The chart aspect ratio
The other day I reviewed a dashboard. It looked great. But there was a chart on the bottom that just did not make any sense. It was way too long and stretched out. As a result, it was very difficult to use it appropriately. And that reminded me: We have to watch out for the chart aspect ratio.
The basic idea
Wikipedia defines the aspect ratio as follows: “The aspect ratio of an image describes the proportional relationship between its width and its height.” It’s as simple as that. We get confronted with the aspect ration when we purchase a TV or computer monitor or when we work with photographs. Does the aspect ratio matter? Oh, yeah it does! Take a look at the two photographs below. The first one uses the common HD 16:9 ratio. I cropped the second one down to a square format (1:1).

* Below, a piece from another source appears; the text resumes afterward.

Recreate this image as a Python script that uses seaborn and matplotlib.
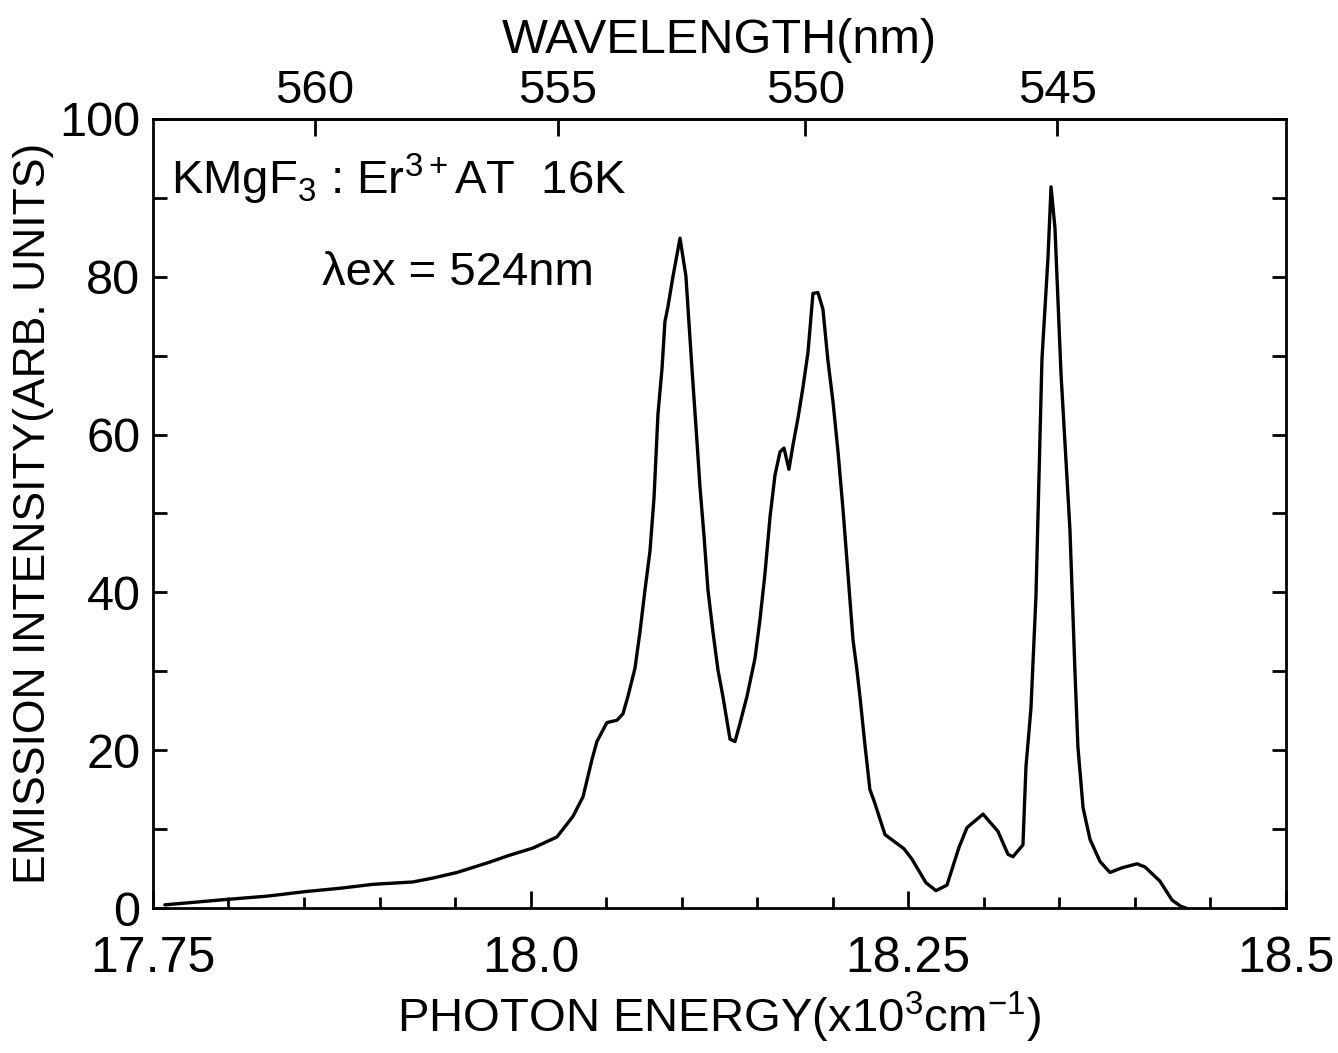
import numpy as np
import pandas as pd
import matplotlib
matplotlib.use("Agg")
import matplotlib.pyplot as plt
from matplotlib.ticker import MultipleLocator, FixedLocator, NullLocator
import seaborn as sns

# ---- data ----
energy = [17.7579, 17.7997, 17.8255, 17.8519, 17.8738, 17.8956, 17.9221, 17.9354,
          17.9512, 17.9711, 17.9863, 18.0016, 18.0174, 18.0280, 18.0347, 18.0406,
          18.0439, 18.0505, 18.0572, 18.0611, 18.0644, 18.0691, 18.0724, 18.0757,
          18.0790, 18.0817, 18.0843, 18.0870, 18.0889, 18.0909, 18.0942, 18.0989,
          18.1028, 18.1068, 18.1101, 18.1121, 18.1148, 18.1174, 18.1207, 18.1240,
          18.1273, 18.1320, 18.1353, 18.1386, 18.1432, 18.1485, 18.1518, 18.1551,
          18.1585, 18.1618, 18.1651, 18.1677, 18.1710, 18.1737, 18.1770, 18.1803,
          18.1836, 18.1869, 18.1902, 18.1935, 18.1968, 18.2002, 18.2035, 18.2068,
          18.2101, 18.2134, 18.2160, 18.2180, 18.2213, 18.2246, 18.2273, 18.2346,
          18.2472, 18.2524, 18.2617, 18.2683, 18.2756, 18.2836, 18.2889, 18.2995,
          18.3094, 18.3160, 18.3193, 18.3259, 18.3279, 18.3312, 18.3345, 18.3385,
          18.3425, 18.3445, 18.3471, 18.3511, 18.3570, 18.3604, 18.3623, 18.3657,
          18.3703, 18.3769, 18.3835, 18.3915, 18.4014, 18.4067, 18.4166, 18.4246,
          18.4305, 18.4338]
intensity = [0.4, 1.1, 1.5, 2.1, 2.5, 3.0, 3.3, 3.8,
             4.5, 5.7, 6.7, 7.6, 9.0, 11.6, 14.1, 18.8,
             21.1, 23.5, 23.8, 24.6, 26.8, 30.4, 35.0, 40.3,
             45.2, 52.0, 62.6, 68.4, 74.3, 76.2, 80.0, 84.9,
             80.1, 68.4, 59.2, 53.4, 47.1, 40.3, 35.0, 30.2,
             26.8, 21.4, 21.1, 23.4, 26.8, 31.6, 36.5, 42.3,
             49.6, 54.9, 57.8, 58.3, 55.6, 58.7, 62.1, 66.0,
             70.4, 77.9, 78.0, 75.9, 69.4, 64.1, 57.8, 50.5,
             42.3, 34.0, 30.2, 26.8, 20.7, 15.0, 13.6, 9.3,
             7.5, 6.2, 3.2, 2.2, 2.9, 7.7, 10.2, 11.9,
             9.7, 6.8, 6.5, 8.0, 17.9, 25.3, 39.4, 69.6,
             82.5, 91.4, 86.2, 67.7, 48.0, 29.6, 20.4, 12.7,
             8.7, 5.9, 4.5, 5.1, 5.6, 5.2, 3.4, 1.0,
             0.2, 0.0]

x_ticks = [17.75, 18.0, 18.25, 18.5]
x_ticklabels = ["17.75", "18.0", "18.25", "18.5"]
y_ticks = [0, 20, 40, 60, 80, 100]
wl_ticks = [560, 555, 550, 545]

df = pd.DataFrame({"energy": energy, "intensity": intensity})

# ---- style ----
sns.set_theme(style="ticks")
FONT = ["Liberation Sans", "DejaVu Sans"]
plt.rcParams["font.family"] = FONT
plt.rcParams["text.color"] = "black"
plt.rcParams["axes.labelcolor"] = "black"
plt.rcParams["xtick.color"] = "black"
plt.rcParams["ytick.color"] = "black"
plt.rcParams["mathtext.fontset"] = "custom"
plt.rcParams["mathtext.rm"] = "Liberation Sans"
plt.rcParams["mathtext.it"] = "Liberation Sans"
plt.rcParams["mathtext.bf"] = "Liberation Sans"
plt.rcParams["mathtext.sf"] = "Liberation Sans"

fig = plt.figure(figsize=(13.38, 10.53), dpi=100)
ax = fig.add_axes([0.1143, 0.1377, 0.9611 - 0.1143, 0.887 - 0.1377])

sns.lineplot(data=df, x="energy", y="intensity", sort=False, estimator=None,
             color="black", linewidth=2.4, ax=ax)

ax.set_xlim(17.75, 18.5)
ax.set_ylim(0, 100)

for s in ax.spines.values():
    s.set_linewidth(2.0)
    s.set_color("black")

ax.xaxis.set_major_locator(FixedLocator(x_ticks))
ax.set_xticklabels(x_ticklabels)
ax.xaxis.set_minor_locator(MultipleLocator(0.05))
ax.yaxis.set_major_locator(FixedLocator(y_ticks))
ax.yaxis.set_minor_locator(MultipleLocator(10))

ax.tick_params(axis="x", which="both", direction="in", top=False, bottom=True,
               labelsize=36, pad=20, colors="black")
ax.tick_params(axis="x", which="major", length=12, width=2)
ax.tick_params(axis="x", which="minor", length=8, width=2)
ax.tick_params(axis="y", which="both", direction="in", left=True, right=True,
               labelsize=35, pad=9, colors="black")
ax.tick_params(axis="y", which="major", length=10, width=2)
ax.tick_params(axis="y", which="minor", length=10, width=2)

ax.set_xlabel(r"PHOTON ENERGY(x10$^3$cm$^{-1}$)", fontsize=34, labelpad=6,
              color="black")
ax.set_ylabel("EMISSION INTENSITY(ARB. UNITS)", fontsize=32, labelpad=4,
              color="black")

# top wavelength axis
sec = ax.secondary_xaxis("top", functions=(lambda e: 1e4 / np.asarray(e, float),
                                           lambda w: 1e4 / np.asarray(w, float)))
sec.xaxis.set_major_locator(FixedLocator(wl_ticks))
sec.xaxis.set_minor_locator(NullLocator())
sec.tick_params(axis="x", direction="in", length=12, width=2, labelsize=34, pad=4,
                colors="black")
sec.spines["top"].set_linewidth(2.0)
sec.set_xlabel("WAVELENGTH(nm)", fontsize=35, labelpad=12, color="black")

# annotations
ax.text(0.016, 0.905, r"KMgF$_3$ : Er$^{3+}$AT  16K", transform=ax.transAxes,
        fontsize=34, ha="left", va="baseline", color="black")
ax.text(0.149, 0.79, "λex = 524nm", transform=ax.transAxes,
        fontsize=34, ha="left", va="baseline", color="black")

fig.savefig("out.png", dpi=100, facecolor="white")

Do you see the difference in the overall impression of the photo?
The aspect ratio does matter for charts as well. We have to watch out for that when we create reports and dashboards or when we perform ad-hoc analysis. Not every chart aspect ratio works equally well. Take a look at the two examples below. Both of these charts have problems:
The first chart is definitely too flat – it is very difficult to analyze it. The second one is probably a bit too dense. The peaks are extremely pronounced and it would be easy to come to wrong conclusions.
A better approach
What is the idea aspect ratio then? Hard to say. It is typically a good idea to use a ratio that is wider than it is tall (2:1 or something like that). But it depends on what you want to show. From my point of view, it makes sense to experiment a little bit. I have noticed that some visualization experts have issues advice but I have found it to be very academic and hard to implement. To stick with the example from above, I did re-size the graph a bit and finally settled on this chart aspect ratio:
Your dashboards & reports
Pay attention to the chart aspect ratio. Only because there is some space left in a dashboard does not mean we can or should stick a certain graph in there. The chart aspect ratio does matter quite a bit as we have just seen in these simple examples. Also, try experimenting with different chart aspect ratios when you perform analysis. Resizing charts with personal analytics tools such as Cognos Insight is really simple.